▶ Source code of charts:
>> Begin
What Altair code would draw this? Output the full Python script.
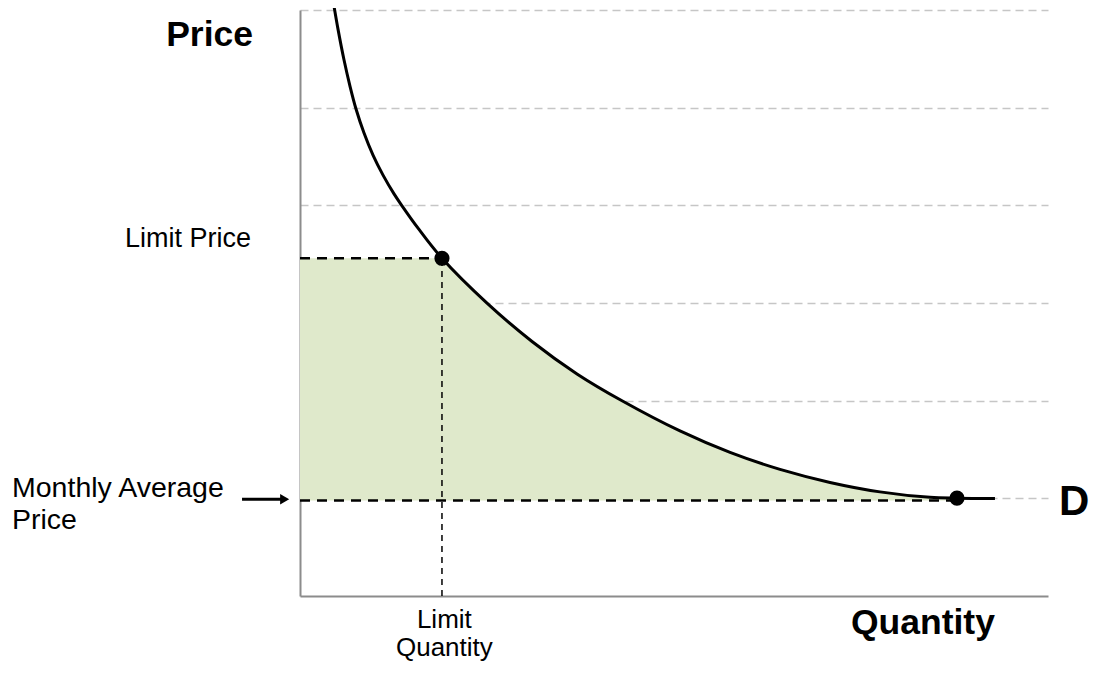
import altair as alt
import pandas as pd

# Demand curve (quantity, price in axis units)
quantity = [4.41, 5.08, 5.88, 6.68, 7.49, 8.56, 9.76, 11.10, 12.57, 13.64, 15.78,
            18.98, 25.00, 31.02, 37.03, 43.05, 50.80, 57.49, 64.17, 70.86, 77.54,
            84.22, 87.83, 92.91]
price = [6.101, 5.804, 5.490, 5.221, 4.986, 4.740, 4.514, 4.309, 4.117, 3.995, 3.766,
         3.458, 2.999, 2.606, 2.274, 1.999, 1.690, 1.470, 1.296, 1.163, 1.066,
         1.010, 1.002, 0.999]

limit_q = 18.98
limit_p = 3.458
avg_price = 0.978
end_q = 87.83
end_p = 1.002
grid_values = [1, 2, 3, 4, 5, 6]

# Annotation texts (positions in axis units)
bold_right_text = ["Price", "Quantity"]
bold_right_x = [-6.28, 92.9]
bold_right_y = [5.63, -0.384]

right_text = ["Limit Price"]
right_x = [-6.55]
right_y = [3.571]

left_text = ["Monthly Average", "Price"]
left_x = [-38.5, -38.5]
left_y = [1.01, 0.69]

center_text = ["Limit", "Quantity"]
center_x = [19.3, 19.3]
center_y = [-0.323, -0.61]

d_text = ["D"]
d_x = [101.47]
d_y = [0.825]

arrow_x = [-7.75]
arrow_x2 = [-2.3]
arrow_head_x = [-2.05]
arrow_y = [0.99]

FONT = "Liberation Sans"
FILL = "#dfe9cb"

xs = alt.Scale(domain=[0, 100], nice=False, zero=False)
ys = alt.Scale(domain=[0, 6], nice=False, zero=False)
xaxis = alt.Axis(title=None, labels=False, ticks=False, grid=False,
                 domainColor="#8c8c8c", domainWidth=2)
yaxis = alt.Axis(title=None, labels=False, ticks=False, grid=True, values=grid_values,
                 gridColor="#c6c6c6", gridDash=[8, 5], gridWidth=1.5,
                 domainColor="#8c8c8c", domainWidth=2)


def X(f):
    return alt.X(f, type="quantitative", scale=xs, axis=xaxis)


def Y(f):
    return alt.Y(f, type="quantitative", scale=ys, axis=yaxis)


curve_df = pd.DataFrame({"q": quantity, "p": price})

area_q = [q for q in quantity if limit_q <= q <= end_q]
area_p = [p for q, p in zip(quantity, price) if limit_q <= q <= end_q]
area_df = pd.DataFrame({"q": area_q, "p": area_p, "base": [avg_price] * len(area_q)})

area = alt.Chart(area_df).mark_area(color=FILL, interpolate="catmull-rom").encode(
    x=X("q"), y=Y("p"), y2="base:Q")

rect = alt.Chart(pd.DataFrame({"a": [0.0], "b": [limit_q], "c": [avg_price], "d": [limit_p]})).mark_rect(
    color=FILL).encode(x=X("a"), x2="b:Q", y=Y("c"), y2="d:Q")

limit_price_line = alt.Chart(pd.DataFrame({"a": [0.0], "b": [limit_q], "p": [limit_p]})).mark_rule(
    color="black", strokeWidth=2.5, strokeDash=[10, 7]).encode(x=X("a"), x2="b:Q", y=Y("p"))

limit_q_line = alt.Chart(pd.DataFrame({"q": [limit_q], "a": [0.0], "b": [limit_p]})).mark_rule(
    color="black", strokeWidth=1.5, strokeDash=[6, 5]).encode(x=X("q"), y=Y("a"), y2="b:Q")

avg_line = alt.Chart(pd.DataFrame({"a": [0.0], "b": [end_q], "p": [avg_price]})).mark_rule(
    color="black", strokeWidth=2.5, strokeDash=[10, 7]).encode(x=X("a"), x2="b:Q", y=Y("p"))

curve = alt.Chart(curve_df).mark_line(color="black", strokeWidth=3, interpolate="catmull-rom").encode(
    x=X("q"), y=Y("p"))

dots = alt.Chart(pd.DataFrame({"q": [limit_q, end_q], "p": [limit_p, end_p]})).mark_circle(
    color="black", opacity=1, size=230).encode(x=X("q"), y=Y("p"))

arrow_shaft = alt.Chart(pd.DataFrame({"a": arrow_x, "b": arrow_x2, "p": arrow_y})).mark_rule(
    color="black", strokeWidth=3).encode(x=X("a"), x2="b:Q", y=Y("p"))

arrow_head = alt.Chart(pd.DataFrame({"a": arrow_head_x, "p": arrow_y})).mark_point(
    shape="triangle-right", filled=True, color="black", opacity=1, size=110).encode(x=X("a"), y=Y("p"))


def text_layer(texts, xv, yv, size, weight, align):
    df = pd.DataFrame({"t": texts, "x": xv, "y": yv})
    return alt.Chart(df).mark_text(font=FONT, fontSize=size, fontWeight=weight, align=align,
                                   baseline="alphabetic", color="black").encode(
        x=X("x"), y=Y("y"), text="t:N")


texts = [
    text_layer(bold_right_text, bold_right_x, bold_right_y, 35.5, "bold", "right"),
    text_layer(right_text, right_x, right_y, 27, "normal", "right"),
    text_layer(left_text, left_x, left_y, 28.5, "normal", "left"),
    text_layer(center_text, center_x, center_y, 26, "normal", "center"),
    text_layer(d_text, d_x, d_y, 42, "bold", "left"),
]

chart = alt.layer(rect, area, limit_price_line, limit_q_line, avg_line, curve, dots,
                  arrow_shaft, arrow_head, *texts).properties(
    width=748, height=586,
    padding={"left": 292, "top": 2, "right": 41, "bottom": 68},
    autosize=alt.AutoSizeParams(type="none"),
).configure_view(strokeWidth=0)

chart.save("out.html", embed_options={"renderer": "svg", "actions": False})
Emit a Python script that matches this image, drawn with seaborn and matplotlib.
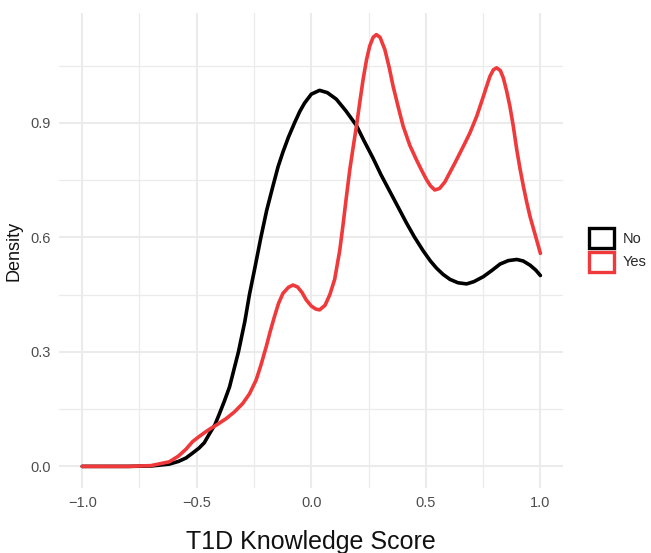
>> End
▶ Given problem:
Scan the data above and copy every line with "this" in it.

▶ Task result:
What Altair code would draw this? Output the full Python script.
Emit a Python script that matches this image, drawn with seaborn and matplotlib.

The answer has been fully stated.